Stated goal: Render the material again word for word, skipping the pictures in it.
START
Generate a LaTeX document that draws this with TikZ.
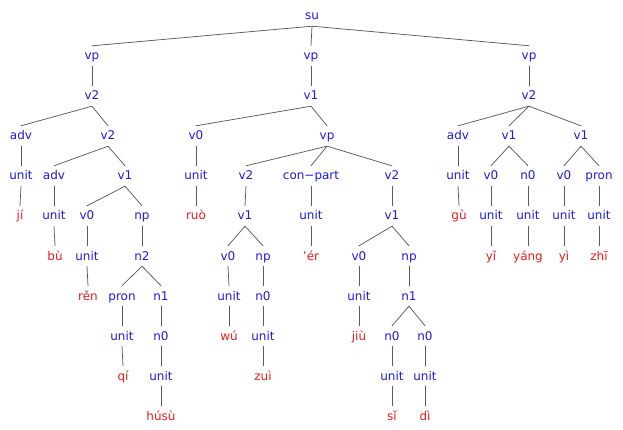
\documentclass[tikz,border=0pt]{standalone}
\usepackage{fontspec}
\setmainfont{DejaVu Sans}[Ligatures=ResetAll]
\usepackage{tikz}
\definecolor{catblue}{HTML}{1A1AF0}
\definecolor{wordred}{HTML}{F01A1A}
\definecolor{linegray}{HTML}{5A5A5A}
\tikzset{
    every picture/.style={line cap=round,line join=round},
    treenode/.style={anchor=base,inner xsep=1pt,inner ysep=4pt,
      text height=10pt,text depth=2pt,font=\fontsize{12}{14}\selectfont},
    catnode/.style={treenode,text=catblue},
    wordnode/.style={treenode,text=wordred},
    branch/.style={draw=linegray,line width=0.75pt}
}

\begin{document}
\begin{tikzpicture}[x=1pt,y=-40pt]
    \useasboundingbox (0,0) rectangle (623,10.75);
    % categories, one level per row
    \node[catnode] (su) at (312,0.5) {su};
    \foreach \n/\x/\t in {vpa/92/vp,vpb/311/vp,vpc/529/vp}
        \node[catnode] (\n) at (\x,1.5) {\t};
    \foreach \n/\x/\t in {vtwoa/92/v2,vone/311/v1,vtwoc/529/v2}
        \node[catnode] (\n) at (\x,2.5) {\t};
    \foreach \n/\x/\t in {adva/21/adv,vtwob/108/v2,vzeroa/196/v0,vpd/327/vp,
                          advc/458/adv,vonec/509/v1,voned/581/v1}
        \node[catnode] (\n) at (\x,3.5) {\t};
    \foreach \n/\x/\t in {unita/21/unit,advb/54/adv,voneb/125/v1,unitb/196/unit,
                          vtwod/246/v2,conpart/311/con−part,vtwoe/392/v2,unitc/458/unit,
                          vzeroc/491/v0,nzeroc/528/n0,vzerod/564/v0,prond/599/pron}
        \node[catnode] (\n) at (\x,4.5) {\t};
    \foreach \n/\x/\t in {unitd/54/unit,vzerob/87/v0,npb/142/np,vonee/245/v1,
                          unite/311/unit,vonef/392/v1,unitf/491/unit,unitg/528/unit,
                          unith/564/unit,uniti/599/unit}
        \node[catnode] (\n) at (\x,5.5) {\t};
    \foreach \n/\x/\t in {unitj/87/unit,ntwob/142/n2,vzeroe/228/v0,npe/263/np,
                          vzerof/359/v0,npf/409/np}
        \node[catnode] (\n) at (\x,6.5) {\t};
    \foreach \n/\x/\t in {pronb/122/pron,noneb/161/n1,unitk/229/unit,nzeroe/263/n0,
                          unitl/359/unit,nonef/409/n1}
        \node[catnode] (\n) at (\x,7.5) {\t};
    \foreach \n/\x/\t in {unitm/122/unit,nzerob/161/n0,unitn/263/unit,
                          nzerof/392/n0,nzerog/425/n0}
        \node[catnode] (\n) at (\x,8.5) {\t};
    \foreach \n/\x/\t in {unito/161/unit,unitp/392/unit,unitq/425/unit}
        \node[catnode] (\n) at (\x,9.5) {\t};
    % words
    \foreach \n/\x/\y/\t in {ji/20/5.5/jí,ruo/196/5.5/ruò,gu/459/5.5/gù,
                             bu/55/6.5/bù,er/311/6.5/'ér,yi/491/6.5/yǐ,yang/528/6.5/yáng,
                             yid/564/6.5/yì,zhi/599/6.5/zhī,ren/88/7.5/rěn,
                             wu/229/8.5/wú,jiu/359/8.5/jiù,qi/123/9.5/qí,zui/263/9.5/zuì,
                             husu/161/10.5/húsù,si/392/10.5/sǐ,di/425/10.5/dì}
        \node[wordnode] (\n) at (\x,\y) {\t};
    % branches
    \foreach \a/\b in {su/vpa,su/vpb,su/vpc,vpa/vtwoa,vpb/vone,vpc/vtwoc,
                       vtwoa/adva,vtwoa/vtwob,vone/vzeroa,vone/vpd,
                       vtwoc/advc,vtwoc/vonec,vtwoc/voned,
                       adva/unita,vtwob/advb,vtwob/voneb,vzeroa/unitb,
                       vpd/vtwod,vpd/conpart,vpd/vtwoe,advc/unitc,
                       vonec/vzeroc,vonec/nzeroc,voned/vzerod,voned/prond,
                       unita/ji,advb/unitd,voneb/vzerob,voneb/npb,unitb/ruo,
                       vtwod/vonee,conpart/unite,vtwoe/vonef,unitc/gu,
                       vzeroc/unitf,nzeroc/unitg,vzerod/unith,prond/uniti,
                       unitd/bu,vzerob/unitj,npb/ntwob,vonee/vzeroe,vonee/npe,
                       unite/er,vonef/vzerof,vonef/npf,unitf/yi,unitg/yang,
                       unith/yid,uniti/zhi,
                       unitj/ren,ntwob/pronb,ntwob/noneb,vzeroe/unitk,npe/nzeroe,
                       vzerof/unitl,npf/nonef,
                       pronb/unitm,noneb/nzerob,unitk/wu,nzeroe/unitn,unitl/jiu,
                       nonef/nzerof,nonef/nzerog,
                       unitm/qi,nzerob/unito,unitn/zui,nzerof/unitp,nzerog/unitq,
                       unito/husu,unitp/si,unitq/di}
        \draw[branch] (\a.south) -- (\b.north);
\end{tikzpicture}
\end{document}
END
Exercise response:
Generate a LaTeX document that draws this with TikZ.
\documentclass[tikz,border=0pt]{standalone}
\usepackage{fontspec}
\setmainfont{DejaVu Sans}[Ligatures=ResetAll]
\usepackage{tikz}
\definecolor{catblue}{HTML}{1A1AF0}
\definecolor{wordred}{HTML}{F01A1A}
\definecolor{linegray}{HTML}{5A5A5A}
\tikzset{
    every picture/.style={line cap=round,line join=round},
    treenode/.style={anchor=base,inner xsep=1pt,inner ysep=4pt,
      text height=10pt,text depth=2pt,font=\fontsize{12}{14}\selectfont},
    catnode/.style={treenode,text=catblue},
    wordnode/.style={treenode,text=wordred},
    branch/.style={draw=linegray,line width=0.75pt}
}

\begin{document}
\begin{tikzpicture}[x=1pt,y=-40pt]
    \useasboundingbox (0,0) rectangle (623,10.75);
    % categories, one level per row
    \node[catnode] (su) at (312,0.5) {su};
    \foreach \n/\x/\t in {vpa/92/vp,vpb/311/vp,vpc/529/vp}
        \node[catnode] (\n) at (\x,1.5) {\t};
    \foreach \n/\x/\t in {vtwoa/92/v2,vone/311/v1,vtwoc/529/v2}
        \node[catnode] (\n) at (\x,2.5) {\t};
    \foreach \n/\x/\t in {adva/21/adv,vtwob/108/v2,vzeroa/196/v0,vpd/327/vp,
                          advc/458/adv,vonec/509/v1,voned/581/v1}
        \node[catnode] (\n) at (\x,3.5) {\t};
    \foreach \n/\x/\t in {unita/21/unit,advb/54/adv,voneb/125/v1,unitb/196/unit,
                          vtwod/246/v2,conpart/311/con−part,vtwoe/392/v2,unitc/458/unit,
                          vzeroc/491/v0,nzeroc/528/n0,vzerod/564/v0,prond/599/pron}
        \node[catnode] (\n) at (\x,4.5) {\t};
    \foreach \n/\x/\t in {unitd/54/unit,vzerob/87/v0,npb/142/np,vonee/245/v1,
                          unite/311/unit,vonef/392/v1,unitf/491/unit,unitg/528/unit,
                          unith/564/unit,uniti/599/unit}
        \node[catnode] (\n) at (\x,5.5) {\t};
    \foreach \n/\x/\t in {unitj/87/unit,ntwob/142/n2,vzeroe/228/v0,npe/263/np,
                          vzerof/359/v0,npf/409/np}
        \node[catnode] (\n) at (\x,6.5) {\t};
    \foreach \n/\x/\t in {pronb/122/pron,noneb/161/n1,unitk/229/unit,nzeroe/263/n0,
                          unitl/359/unit,nonef/409/n1}
        \node[catnode] (\n) at (\x,7.5) {\t};
    \foreach \n/\x/\t in {unitm/122/unit,nzerob/161/n0,unitn/263/unit,
                          nzerof/392/n0,nzerog/425/n0}
        \node[catnode] (\n) at (\x,8.5) {\t};
    \foreach \n/\x/\t in {unito/161/unit,unitp/392/unit,unitq/425/unit}
        \node[catnode] (\n) at (\x,9.5) {\t};
    % words
    \foreach \n/\x/\y/\t in {ji/20/5.5/jí,ruo/196/5.5/ruò,gu/459/5.5/gù,
                             bu/55/6.5/bù,er/311/6.5/'ér,yi/491/6.5/yǐ,yang/528/6.5/yáng,
                             yid/564/6.5/yì,zhi/599/6.5/zhī,ren/88/7.5/rěn,
                             wu/229/8.5/wú,jiu/359/8.5/jiù,qi/123/9.5/qí,zui/263/9.5/zuì,
                             husu/161/10.5/húsù,si/392/10.5/sǐ,di/425/10.5/dì}
        \node[wordnode] (\n) at (\x,\y) {\t};
    % branches
    \foreach \a/\b in {su/vpa,su/vpb,su/vpc,vpa/vtwoa,vpb/vone,vpc/vtwoc,
                       vtwoa/adva,vtwoa/vtwob,vone/vzeroa,vone/vpd,
                       vtwoc/advc,vtwoc/vonec,vtwoc/voned,
                       adva/unita,vtwob/advb,vtwob/voneb,vzeroa/unitb,
                       vpd/vtwod,vpd/conpart,vpd/vtwoe,advc/unitc,
                       vonec/vzeroc,vonec/nzeroc,voned/vzerod,voned/prond,
                       unita/ji,advb/unitd,voneb/vzerob,voneb/npb,unitb/ruo,
                       vtwod/vonee,conpart/unite,vtwoe/vonef,unitc/gu,
                       vzeroc/unitf,nzeroc/unitg,vzerod/unith,prond/uniti,
                       unitd/bu,vzerob/unitj,npb/ntwob,vonee/vzeroe,vonee/npe,
                       unite/er,vonef/vzerof,vonef/npf,unitf/yi,unitg/yang,
                       unith/yid,uniti/zhi,
                       unitj/ren,ntwob/pronb,ntwob/noneb,vzeroe/unitk,npe/nzeroe,
                       vzerof/unitl,npf/nonef,
                       pronb/unitm,noneb/nzerob,unitk/wu,nzeroe/unitn,unitl/jiu,
                       nonef/nzerof,nonef/nzerog,
                       unitm/qi,nzerob/unito,unitn/zui,nzerof/unitp,nzerog/unitq,
                       unito/husu,unitp/si,unitq/di}
        \draw[branch] (\a.south) -- (\b.north);
\end{tikzpicture}
\end{document}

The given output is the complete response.